Dataset excerpt:

^^^^

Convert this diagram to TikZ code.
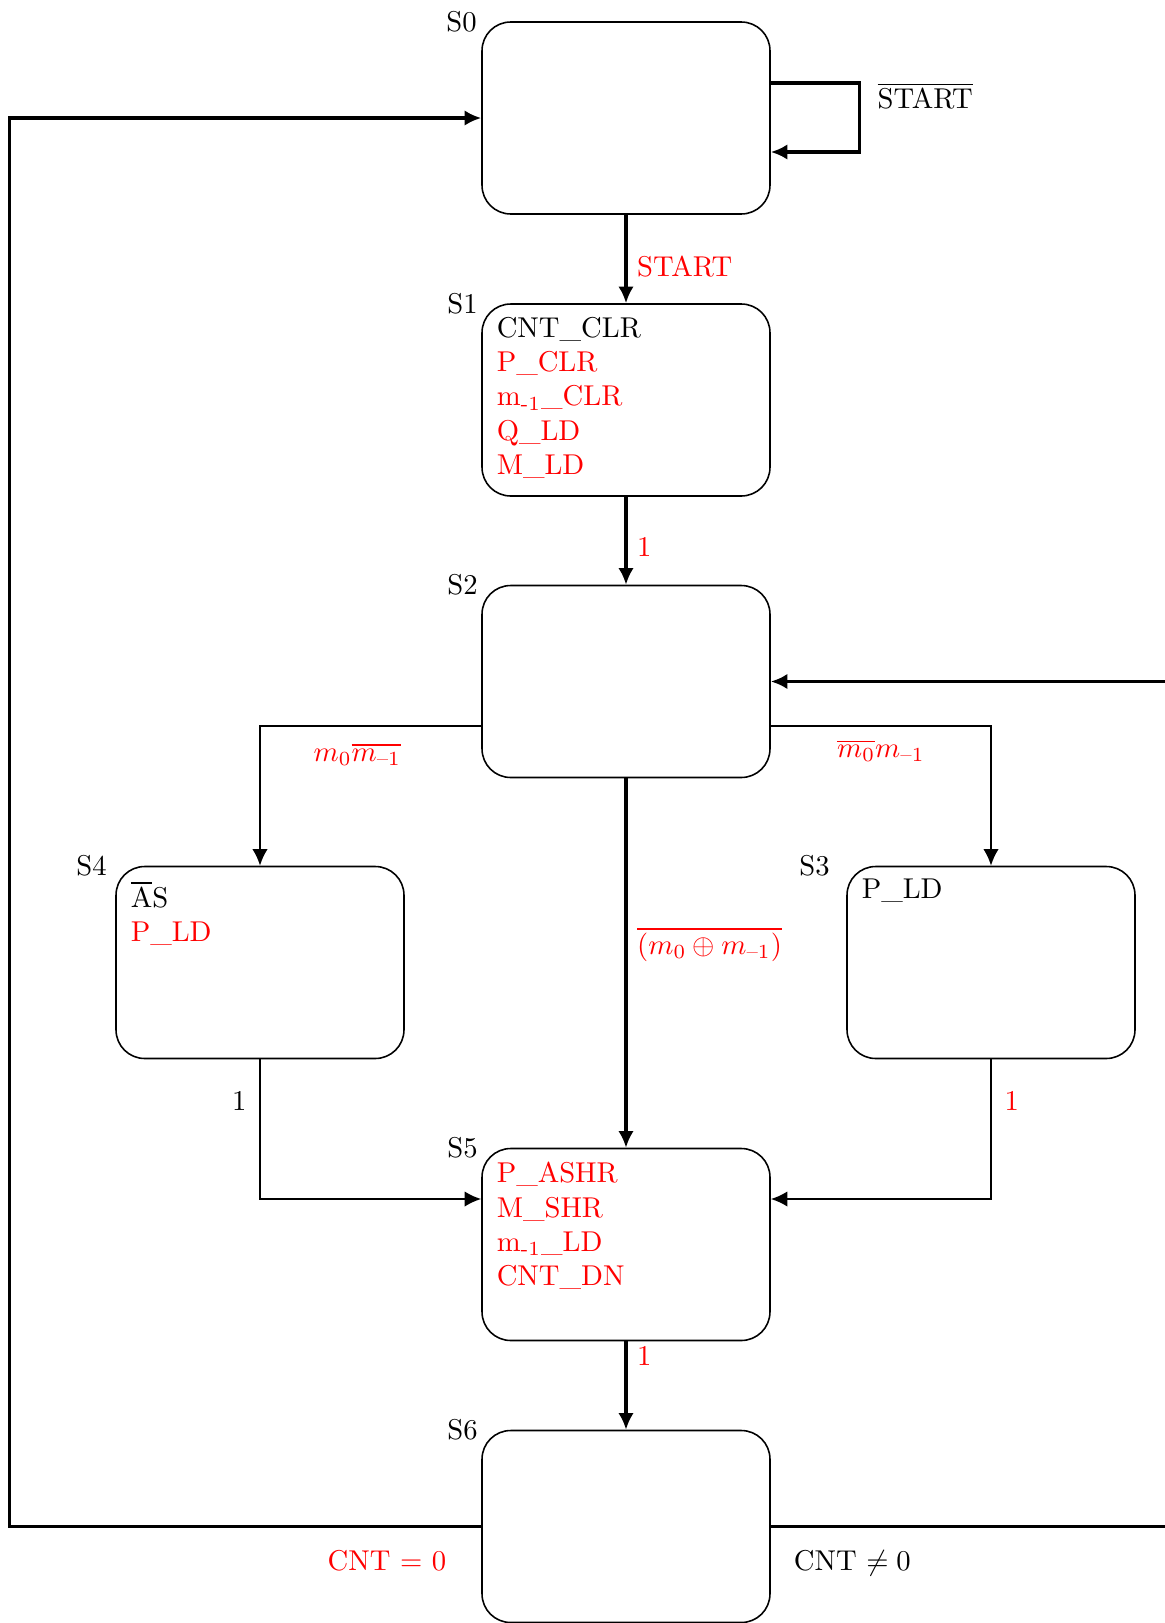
\documentclass[tikz,border=0pt]{standalone}
\usepackage{amsmath}
\usetikzlibrary{arrows.meta,calc}
\newcommand{\mone}{\text{--}1}
\begin{document}
\begin{tikzpicture}[x=0.349pt,y=-0.349pt,
  state/.style={draw, line width=0.55pt, rounded corners=10pt,
    minimum width=100.5pt, minimum height=67pt, inner sep=0pt},
  acts/.style={anchor=north west, align=left, inner sep=0pt, text=red},
  sname/.style={anchor=east, inner sep=0pt},
  conn/.style={line width=1.15pt, -{Latex[length=5.8pt,width=5.4pt]}},
  branch/.style={conn, line width=0.75pt}]
\useasboundingbox (0,0) rectangle (1165,1623);

% states
\node[state] (S0) at (626,118) {};
\node[state] (S1) at (626,400) {};
\node[state] (S2) at (626,681.5) {};
\node[state] (S3) at (991,962.5) {};
\node[state] (S4) at (260,962.5) {};
\node[state] (S5) at (626,1244.5) {};
\node[state] (S6) at (626,1526.5) {};

% state names
\node[sname] (n0) at ($(S0.north west)+(-4,0)$) {S0};
\node[sname] (n1) at ($(S1.north west)+(-3,0)$) {S1};
\node[sname] (n2) at ($(S2.north west)+(-3,0)$) {S2};
\node[sname] (n3) at ($(S3.north west)+(-16,0)$) {S3};
\node[sname] (n4) at ($(S4.north west)+(-8,0)$) {S4};
\node[sname] (n5) at ($(S5.north west)+(-3,0)$) {S5};
\node[sname] (n6) at ($(S6.north west)+(-3,0)$) {S6};

% outputs of each state
\node[acts] (a1) at ($(S1.north west)+(15,13)$)
  {\textcolor{black}{CNT\_CLR}\\P\_CLR\\m\textsubscript{-1}\_CLR\\Q\_LD\\M\_LD};
\node[acts, text=black] (a3) at ($(S3.north west)+(15,13)$) {P\_LD};
\node[acts] (a4) at ($(S4.north west)+(15,15)$)
  {\textcolor{black}{$\overline{\mbox{A}}$S}\\P\_LD};
\node[acts] (a5) at ($(S5.north west)+(15,14)$)
  {P\_ASHR\\M\_SHR\\m\textsubscript{-1}\_LD\\CNT\_DN};

% main column
\draw[conn] (S0.south) -- node[right, text=red, pos=.58] {START} (S1.north);
\draw[conn] (S1.south) -- node[right, text=red, pos=.57] {1} (S2.north);
\draw[conn] (S2.south) -- node[right, text=red, pos=.45]
  {$\overline{(m_0\oplus m_{\mone})}$} (S5.north);
\draw[conn] (S5.south) -- node[right, text=red, pos=.17] {1} (S6.north);

% wait in S0
\draw[conn] ($(S0.east)+(0,-35)$) -- ++(89,0) |- ($(S0.east)+(0,34)$);
\node[anchor=west, inner sep=0pt] (nst) at (877,96) {$\overline{\mbox{START}}$};

% branches out of S2
\draw[branch] ($(S2.west)+(0,44.5)$) -| node[below=2.3pt, text=red, pos=.28]
  {$m_0\overline{m_{\mone}}$} (S4.north);
\draw[branch] ($(S2.east)+(0,44.5)$) -| node[below=1pt, text=red, pos=.25]
  {$\overline{m_0}m_{\mone}$} (S3.north);

% back into S5
\draw[branch] (S4.south) |- node[left=1pt, pos=.15] {1} ($(S5.west)+(0,-45.5)$);
\draw[branch] (S3.south) |- node[right=1pt, text=red, pos=.15] {1} ($(S5.east)+(0,-45.5)$);

% loops from S6
\coordinate (lx) at (9.5,0);
\coordinate (rx) at (1200,0);
\draw[conn] (S6.west) -- node[below=4.5pt, text=red, pos=.2] {CNT = 0} (S6.west -| lx)
  -- (S0.west -| lx) -- (S0.west);
\draw[conn] (S6.east) -- node[below=4.5pt, pos=.19] {CNT $\neq 0$} (S6.east -| rx)
  -- (S2.east -| rx) -- (S2.east);
\end{tikzpicture}
\end{document}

^^^^

What the exercise asks:
Give again, word for word, every line from the top of the data through the line with "(S6) at (626,1526.5)", both ends included, and exclude the pictures.

Written response:
Convert this diagram to TikZ code.
\documentclass[tikz,border=0pt]{standalone}
\usepackage{amsmath}
\usetikzlibrary{arrows.meta,calc}
\newcommand{\mone}{\text{--}1}
\begin{document}
\begin{tikzpicture}[x=0.349pt,y=-0.349pt,
  state/.style={draw, line width=0.55pt, rounded corners=10pt,
    minimum width=100.5pt, minimum height=67pt, inner sep=0pt},
  acts/.style={anchor=north west, align=left, inner sep=0pt, text=red},
  sname/.style={anchor=east, inner sep=0pt},
  conn/.style={line width=1.15pt, -{Latex[length=5.8pt,width=5.4pt]}},
  branch/.style={conn, line width=0.75pt}]
\useasboundingbox (0,0) rectangle (1165,1623);

% states
\node[state] (S0) at (626,118) {};
\node[state] (S1) at (626,400) {};
\node[state] (S2) at (626,681.5) {};
\node[state] (S3) at (991,962.5) {};
\node[state] (S4) at (260,962.5) {};
\node[state] (S5) at (626,1244.5) {};
\node[state] (S6) at (626,1526.5) {};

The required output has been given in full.